The application of predictive algorithms to DNS data may be able to spot malware sites before they serve up nasties.
Security firm OpenDNS is applying ideas from natural language processing to automatically identify malicious domains using a prototype tool called NLPRank, as a blog post by the firm explains.
Utilising natural language processing (NLP), the predictive model identifies potentially malicious typo-squatting/targeted phishing domains. APT groups often use spear-phishing techniques and legitimate domain spoofing as an obfuscation technique to carry out their criminal campaigns.
NLPRank is designed to detect these fraudulent branded domains that often serve as C2 domains for targeted attacks. Our system utilises heuristics such as NLP, ASN mappings and weightings, WHOIS data patterns, and HTML tag analysis to classify these type of attack domains.
Natural language processing techniques are common in bioinformatics and data mining. OpenDNS Security Labs' work so far shows that the technique offers a new way to zone in on domains used by APT-style cyber-espionage attacks as well as a mechanism to tease out links between hacker groups.
The approach latches onto the fact that domains associated with APT attacks are constructed in a similar lexical fashion. DarkHotel, for example, used domains such as adobeupdates[.]com, adobeplugs[.]net adoberegister[.]flashserv[.]net and microsoft-xpupdate[.]com in hijacking the networks of luxury hotels.
The Carbanak bank system raiding gang meanwhile used domains such as update-java[.]net and adobe-update[.]net. Other abused domains include gmailboxes[.]com, microsoft-update-info[.]com and firefoxupdata[.]com
Presented with all these domains it's easy to see that they are spoofing legitimate domains in order to do something malign. OpenDNS's research points towards an automated means of identifying such domains from among the millions of sites registered on the internet. This approach might be applied towards either more rapid takedowns or intelligence gathering.

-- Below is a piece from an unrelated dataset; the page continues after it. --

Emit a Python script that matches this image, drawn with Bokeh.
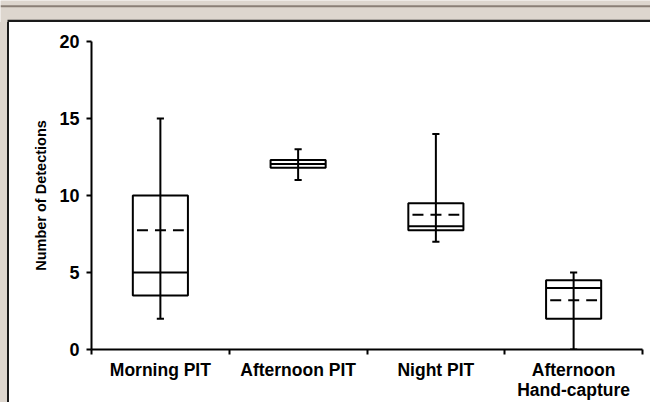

OpenDNS collaborated with Fox-IT in its research discovering links between the DarkHotel and Carbanak attacks. For example, the update-java[.]net domain was used for command-and-control in both the Anunak and Carbanak attack campaigns.
Both the Anunak and Carbanak attack campaigns involve profit-motivated attacks on the banking system, reckoned to be the handiwork of sophisticated Russian hacking groups. OpenDNS reckons its Big Data analysis of DNS data would work as well in linking and even thwarting cyber-espionage hacks.
"By cross-referencing this lexicon and a domain’s location on the internet – i.e., does it look like a Google domain, but is not connected with that company's network infrastructure? – researchers can predict both opportunistic phishing campaigns and attacks directed at high-value targets, such as financial institutions," OpenDNS explains. ®
NLP is a field of computer science focused on the interaction between computers and human (natural) languages. It's nothing to do with Neuro-linguistic programming, an unrelated term also often shortened to NLP.